New Jersey school board elections typically have low turnout. In Newark’s 2024 school board election, less than 3% of registered voters participated.
Young people are ready
Research from other places that allow 16-year-olds to vote has shown that young people are informed and know which party best represents their political preferences, Kritzinger said.
“This is a slightly wrong notion that all young people are voting for leftist parties. But actually, we see that they are nicely distributed along the ideological polls,” she said.
Eichhorn noted that young people care about all the same issues as other voters — the economy, jobs, education and migration — even if they may approach them from a different perspective.
Arguments about a lack of factual knowledge at 16 and 17 break down quickly because most countries do not take away voting rights from people in old age who lose cognitive abilities or people who can’t name the president, he added.
Still, introducing good civic education while lowering the voting age can help enhance the positive effects of both, Eichhorn said. Deliberative civic education that allows people to discuss the issues and have a considerate debate with people who have different opinions is the best path, he noted.
Strong civic education could be easier to implement in Newark than the other U.S. towns that have lowered the voting age because of the potential to work with the school district on voter registration and engagement efforts, Hanmer said.
Maryland has countywide school districts, so the 16- and 17-year-olds who live in towns with a lower voting age attend school with classmates who aren’t allowed to vote yet. This makes it harder to generate programs to support the young voters, Hanmer said.
“It’s not just about flipping a switch and bringing more people into the electorate. You really have to work at it and make sure you get the voter education piece, the implementation piece,” he said.
What sets New Jersey apart?
New Jersey’s election system has some characteristics that make it harder to implement a lower voting age.
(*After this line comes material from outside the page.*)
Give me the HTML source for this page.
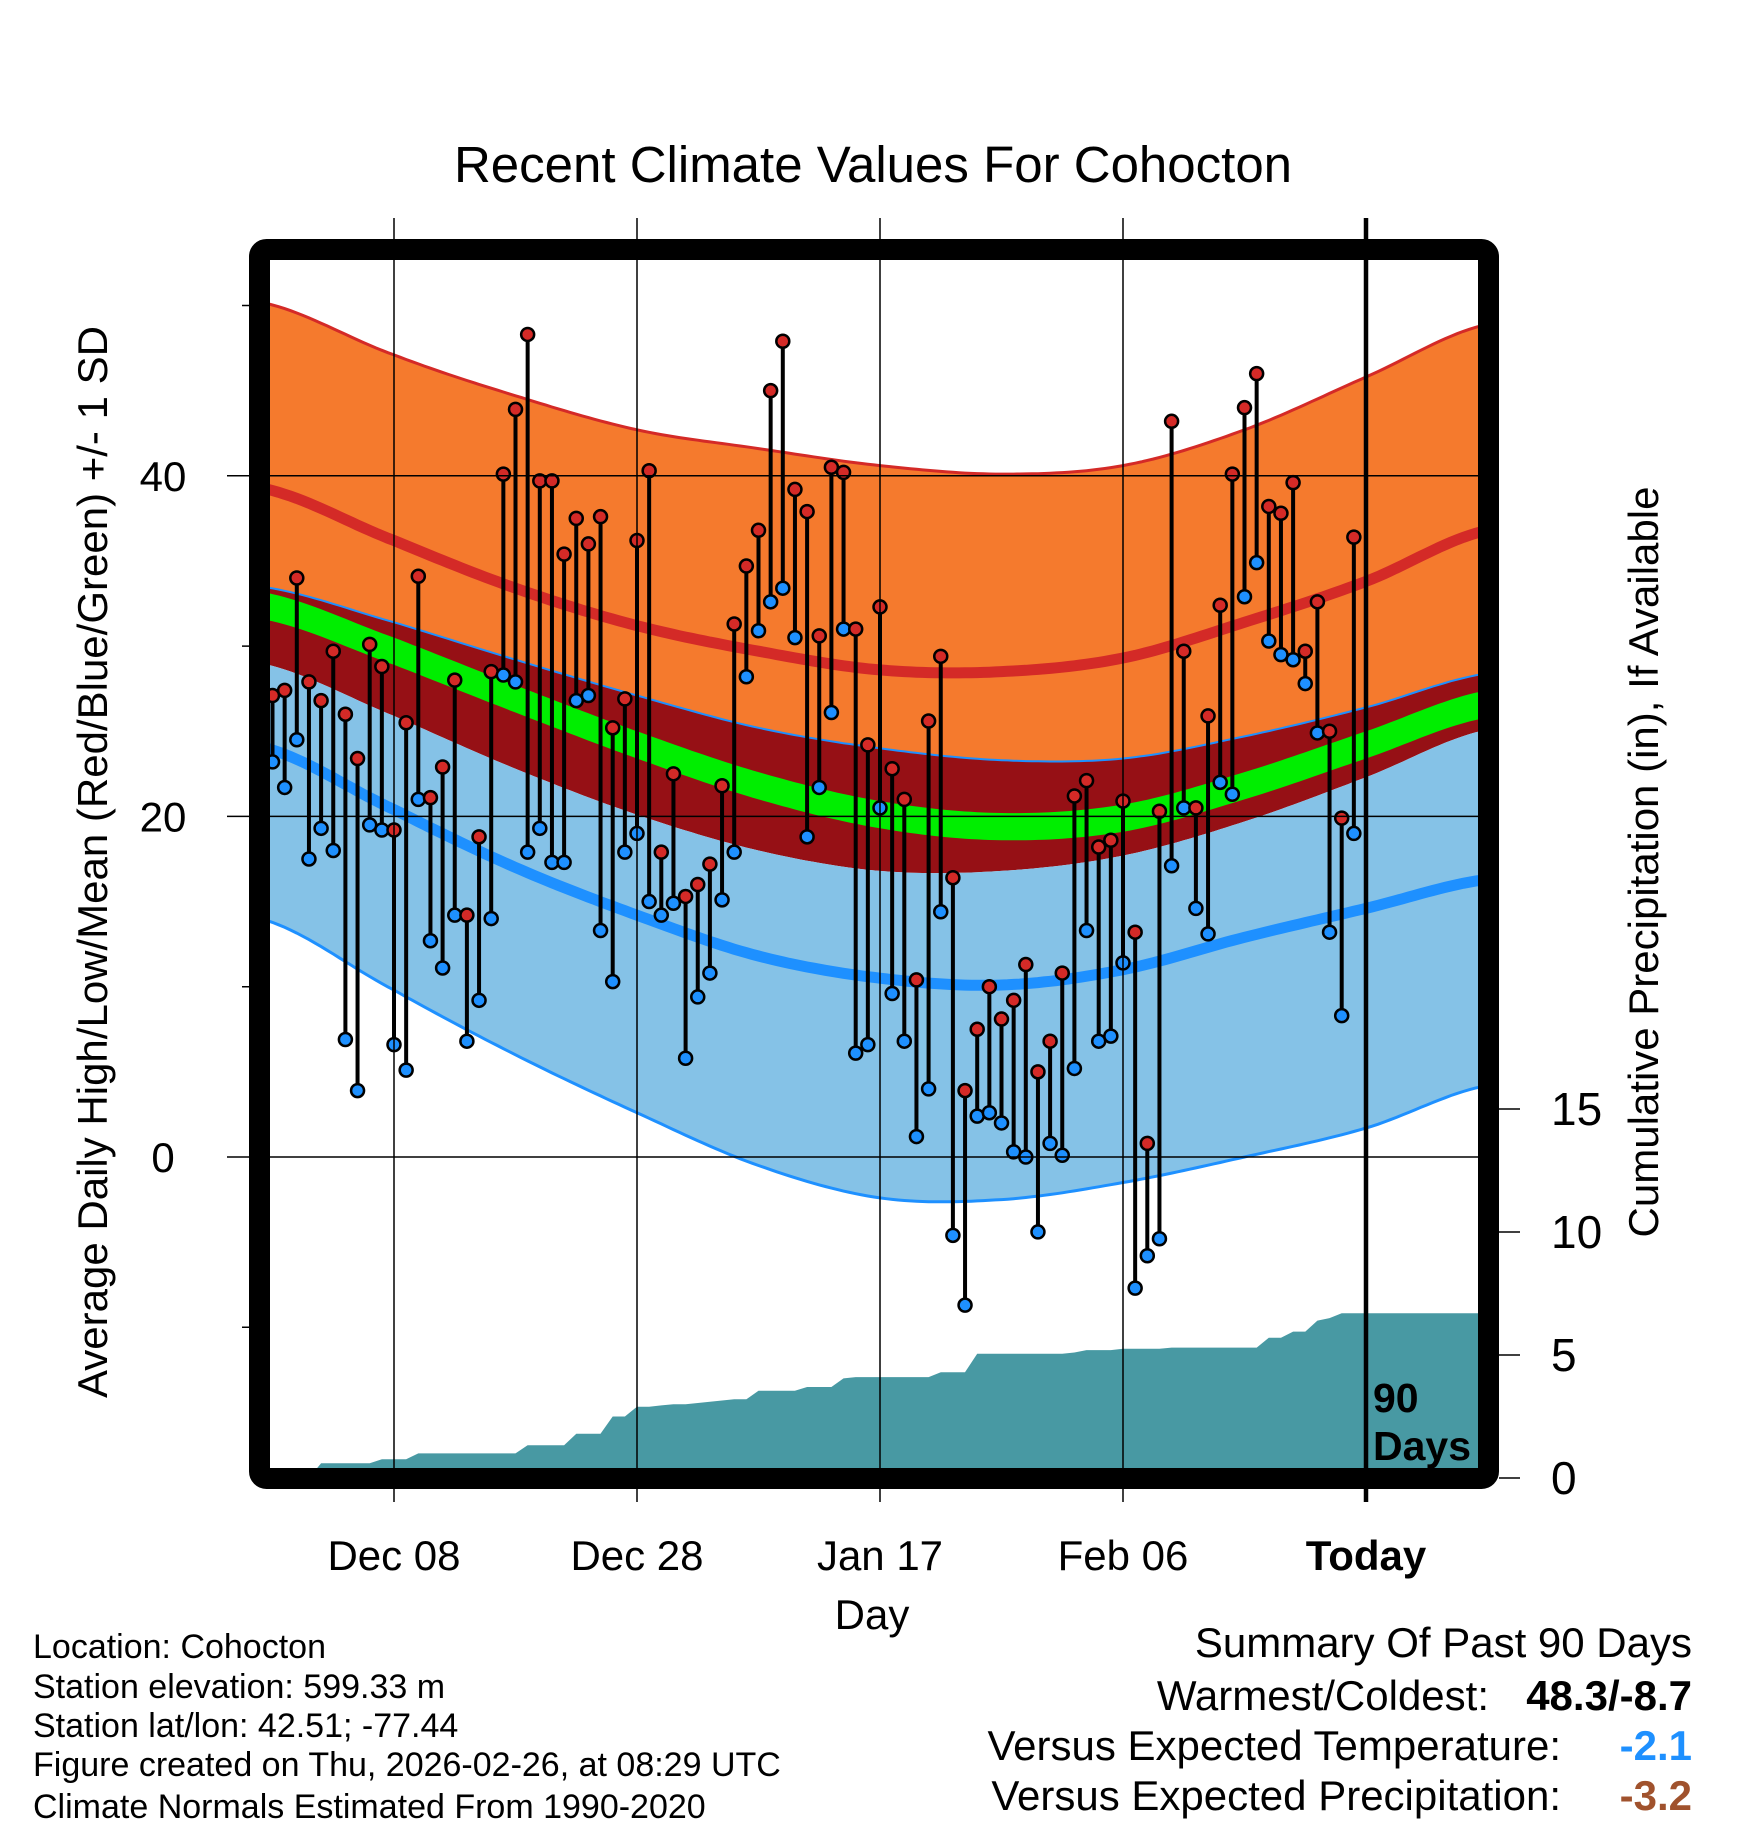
<!DOCTYPE html>
<html><head><meta charset="utf-8"><style>
body{margin:0;background:#fff;}
svg text{font-family:"Liberation Sans",sans-serif;}
</style></head><body>
<svg id="chart" width="1748" height="1828" viewBox="0 0 1748 1828" xmlns="http://www.w3.org/2000/svg">
<defs><clipPath id="plotclip"><rect x="270" y="260" width="1208" height="1208"/></clipPath></defs>
<text x="873" y="182" font-size="51" text-anchor="middle">Recent Climate Values For Cohocton</text>
<g id="plot" clip-path="url(#plotclip)"></g>
<g id="over"></g>
<rect x="259.5" y="249.5" width="1229" height="1229" rx="7" fill="none" stroke="#000" stroke-width="21"/>
<text transform="translate(107,862) rotate(-90)" font-size="42" text-anchor="middle">Average Daily High/Low/Mean (Red/Blue/Green) +/- 1 SD</text>
<text transform="translate(1658,862) rotate(-90)" font-size="42" text-anchor="middle">Cumulative Precipitation (in), If Available</text>
<text x="872" y="1629" font-size="42" text-anchor="middle">Day</text>
<g font-size="34">
<text x="33" y="1658">Location: Cohocton</text>
<text x="33" y="1698">Station elevation: 599.33 m</text>
<text x="33" y="1737">Station lat/lon: 42.51; -77.44</text>
<text x="33" y="1776">Figure created on Thu, 2026-02-26, at 08:29 UTC</text>
<text x="33" y="1818">Climate Normals Estimated From 1990-2020</text>
</g>
<g font-size="42">
<text x="1692" y="1657" text-anchor="end">Summary Of Past 90 Days</text>
<text x="1489" y="1710" text-anchor="end">Warmest/Coldest:</text>
<text x="1692" y="1710" text-anchor="end" font-weight="bold">48.3/-8.7</text>
<text x="1561" y="1760" text-anchor="end">Versus Expected Temperature:</text>
<text x="1692" y="1760" text-anchor="end" font-weight="bold" fill="#1e90ff">-2.1</text>
<text x="1561" y="1810" text-anchor="end">Versus Expected Precipitation:</text>
<text x="1692" y="1810" text-anchor="end" font-weight="bold" fill="#a0522d">-3.2</text>
</g>
</svg>
<script>
const highs=[27.1,27.4,34.0,27.9,26.8,29.7,26.0,23.4,30.1,28.8,19.2,25.5,34.1,21.1,22.9,28.0,14.2,18.8,28.5,40.1,43.9,48.3,39.7,39.7,35.4,37.5,36.0,37.6,25.2,26.9,36.2,40.3,17.9,22.5,15.3,16.0,17.2,21.8,31.3,34.7,36.8,45.0,47.9,39.2,37.9,30.6,40.5,40.2,31.0,24.2,32.3,22.8,21.0,10.4,25.6,29.4,16.4,3.9,7.5,10.0,8.1,9.2,11.3,5.0,6.8,10.8,21.2,22.1,18.2,18.6,20.9,13.2,0.8,20.3,43.2,29.7,20.5,25.9,32.4,40.1,44.0,46.0,38.2,37.8,39.6,29.7,32.6,25.0,19.9,36.4];
const lows=[23.2,21.7,24.5,17.5,19.3,18.0,6.9,3.9,19.5,19.2,6.6,5.1,21.0,12.7,11.1,14.2,6.8,9.2,14.0,28.3,27.9,17.9,19.3,17.3,17.3,26.8,27.1,13.3,10.3,17.9,19.0,15.0,14.2,14.9,5.8,9.4,10.8,15.1,17.9,28.2,30.9,32.6,33.4,30.5,18.8,21.7,26.1,31.0,6.1,6.6,20.5,9.6,6.8,1.2,4.0,14.4,-4.6,-8.7,2.4,2.6,2.0,0.3,0.0,-4.4,0.8,0.1,5.2,13.3,6.8,7.1,11.4,-7.7,-5.8,-4.8,17.1,20.5,14.6,13.1,22.0,21.3,32.9,34.9,30.3,29.5,29.2,27.8,24.9,13.2,8.3,19.0];
const precip=[0,0,0,0,0.6,0.6,0.6,0.6,0.6,0.76,0.76,0.76,1.0,1.0,1.0,1.0,1.0,1.0,1.0,1.0,1.0,1.33,1.33,1.33,1.33,1.8,1.8,1.8,2.5,2.5,2.9,2.9,2.95,3.0,3.0,3.05,3.1,3.15,3.2,3.2,3.55,3.55,3.55,3.55,3.7,3.7,3.7,4.05,4.1,4.1,4.1,4.1,4.1,4.1,4.1,4.3,4.3,4.3,5.05,5.05,5.05,5.05,5.05,5.05,5.05,5.05,5.1,5.2,5.2,5.2,5.25,5.25,5.25,5.25,5.3,5.3,5.3,5.3,5.3,5.3,5.3,5.3,5.7,5.7,5.95,5.95,6.4,6.5,6.7,6.7];
const normDays=[-91,-80,-70,-60,-50,-40,-30,-20,-10,0,10];
const hiPlus=[50.2,47.1,44.7,42.7,41.6,40.6,40.1,40.6,42.7,45.8,48.9];
const hiMean=[39.3,36.2,33.4,31.2,29.7,28.6,28.5,29.3,31.4,33.8,36.8];
const hiMinus=[33.5,31.4,29.2,27.1,25.2,24.0,23.3,23.4,24.7,26.4,28.4];
const avgMean=[32.4,29.7,26.9,24.2,21.8,20.1,19.4,19.9,21.8,24.2,26.6];
const loPlus=[29.0,25.9,22.8,20.1,18.0,16.8,16.8,17.7,19.7,22.3,25.1];
const loMean=[24.1,20.4,17.0,14.2,11.8,10.5,10.1,11.0,12.9,14.6,16.3];
const loMinus=[14.0,9.8,6.0,2.6,-0.5,-2.4,-2.5,-1.5,0.0,1.7,4.2];
const xTickDays=[-80,-60,-40,-20,0];
const xTickLabels=["Dec 08","Dec 28","Jan 17","Feb 06","Today"];
const yTicks=[0,20,40];
const yMinor=[-10,10,30,50];
const pTicks=[0,5,10,15];

const NS="http://www.w3.org/2000/svg";
const X=d=>1366+12.15*d;
const Y=t=>1157-17.03*t;
const YP=p=>1478-24.6*p;
function mk(tag,attrs,parent){const e=document.createElementNS(NS,tag);for(const k in attrs)e.setAttribute(k,attrs[k]);parent.appendChild(e);return e;}
function interp(arr,d){
  let i=0;while(i<normDays.length-2&&d>normDays[i+1])i++;
  const t=(d-normDays[i])/(normDays[i+1]-normDays[i]);
  const p0=arr[Math.max(i-1,0)],p1=arr[i],p2=arr[i+1],p3=arr[Math.min(i+2,arr.length-1)];
  const t2=t*t,t3=t2*t;
  return 0.5*(2*p1+(-p0+p2)*t+(2*p0-5*p1+4*p2-p3)*t2+(-p0+3*p1-3*p2+p3)*t3);
}
function curvePts(arr){const pts=[];for(let d=-92;d<=11;d+=0.5)pts.push([X(d),Y(interp(arr,d))]);return pts;}
function ptsStr(p){return p.map(q=>q[0].toFixed(1)+","+q[1].toFixed(1)).join(" ");}
function band(a,b,fill,name){
  const p=curvePts(a).concat(curvePts(b).reverse());
  const e=mk("polygon",{points:ptsStr(p),fill:fill},plot);
  
  
}
function line(a,color,w,name){
  const e=mk("polyline",{points:ptsStr(curvePts(a)),fill:"none",stroke:color,"stroke-width":w},plot);
  
  
}
const plot=document.getElementById("plot");
const over=document.getElementById("over");
const svg=document.getElementById("chart");

band(hiPlus,hiMinus,"#f57a2d","high-sd-band");
band(hiMinus,loPlus,"#961015","overlap-band");
band(loPlus,loMinus,"#85c2e7","low-sd-band");
{const up=avgMean.map(v=>v+0.8),dn=avgMean.map(v=>v-0.8);band(up,dn,"#00ee00","mean-band");}
line(hiPlus,"#d42a27",3,"high-plus-sd-line");
line(hiMean,"#d42a27",11,"mean-high-line");
line(hiMinus,"#1e90ff",2,"high-minus-sd-line");
line(loMean,"#1e90ff",11,"mean-low-line");
line(loMinus,"#1e90ff",3,"low-minus-sd-line");

for(const t of yTicks){const e=mk("line",{x1:227,x2:1478,y1:Y(t),y2:Y(t),stroke:"#000","stroke-width":1.5},svg);


svg.insertBefore(e,over);}
{const pts=[[X(-92),YP(0)]];precip.forEach((p,i)=>{pts.push([X(-90+i),YP(p)]);});pts.push([X(12),YP(precip[precip.length-1])]);pts.push([X(12),YP(0)]);
const e=mk("polygon",{points:ptsStr(pts),fill:"#4899a3"},plot);

}
xTickDays.forEach((d,i)=>{
  const isToday=d===0;
  const g=mk("line",{x1:X(d),x2:X(d),y1:218,y2:1502,stroke:"#000","stroke-width":isToday?4.5:1.5},over);
  
  
  const t=mk("text",{x:X(d),y:1570,"font-size":42,"text-anchor":"middle"},over);
  if(isToday)t.setAttribute("font-weight","bold");
  t.textContent=xTickLabels[i];
  
  
});
highs.forEach((h,i)=>{
  const x=X(-90+i);
  const b=mk("line",{x1:x,x2:x,y1:Y(h),y2:Y(lows[i]),stroke:"#000","stroke-width":4},plot);
  
  
});
highs.forEach((h,i)=>{
  const x=X(-90+i);
  const c1=mk("circle",{cx:x,cy:Y(h),r:6.5,fill:"#d42a27",stroke:"#000","stroke-width":2.5},plot);
  
  
  const c2=mk("circle",{cx:x,cy:Y(lows[i]),r:6.5,fill:"#1e90ff",stroke:"#000","stroke-width":2.5},plot);
  
  
});
yTicks.forEach(t=>{
  const l=mk("text",{x:163,y:Y(t)+15,"font-size":42,"text-anchor":"middle"},over);
  l.textContent=t;
  
  
});
yMinor.forEach(t=>{
  const l=mk("line",{x1:242,x2:260,y1:Y(t),y2:Y(t),stroke:"#000","stroke-width":1.5},over);
  
  
});
pTicks.forEach(p=>{
  const l=mk("line",{x1:1499,x2:1520,y1:YP(p),y2:YP(p),stroke:"#000","stroke-width":1.5},over);
  
  
  const t=mk("text",{x:1551,y:YP(p)+16,"font-size":46},over);
  t.textContent=p;
  
  
});
{const t=mk("text",{x:1373,y:1412,"font-size":41,"font-weight":"bold"},over);t.textContent="90";


const t2=mk("text",{x:1373,y:1460,"font-size":41,"font-weight":"bold"},over);t2.textContent="Days";

}
</script>
</body></html>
People can first register to vote at 17 in New Jersey, rather than at 16 as in Maryland. This means election officials would need to make changes to the registration process rather than just pulling from existing registrations if the age limit were lowered statewide.
Eichhorn said instituting automatic voter registration is the best option, but election officials can also create opportunities to register at schools, sports games and clubs to reach people.
Newark will be the second-largest U.S. city to implement votes at 16, and Allen of Vote16USA said the state is leading the way on implementation by working quickly to expand voting rights. Newark City Council voted to lower the voting age in January 2024 and 16- and 17-year-olds are on track to participate in their first election in April 2025. Oakland, the largest U.S. city to lower the voting age, did so in 2020 but 16-year-olds will be voting for the first time this November.
There are some challenges to implementing a lower-voting age just for school board elections — as Gov. Phil Murphy supports — rather than all municipal elections, Hanmer said. In April elections, the school board is generally the only election on the ballot. But if school elections are on the ballot in November elections, 16- and 17-year-olds won’t be able to vote in every election held that day, including for mayor, Congress or president.
Even though 16- and 17-year-olds can’t vote in every race, the process should be welcoming and inclusive, Hanmer said. This means the youngest voters shouldn’t be directed to a separate room from other voters, he said.
It can be frustrating for people to be allowed to vote in one type of election and not another, but voter education can help avoid confusion, Hanmer said.
Vote16USA’s goal is full enfranchisement for 16- and 17-year-olds in all U.S. elections.
“Lowering the voting age is the next big thing in our democracy. This is a movement that is strong and vibrant up and down the country, in every corner of the country,” Allen said.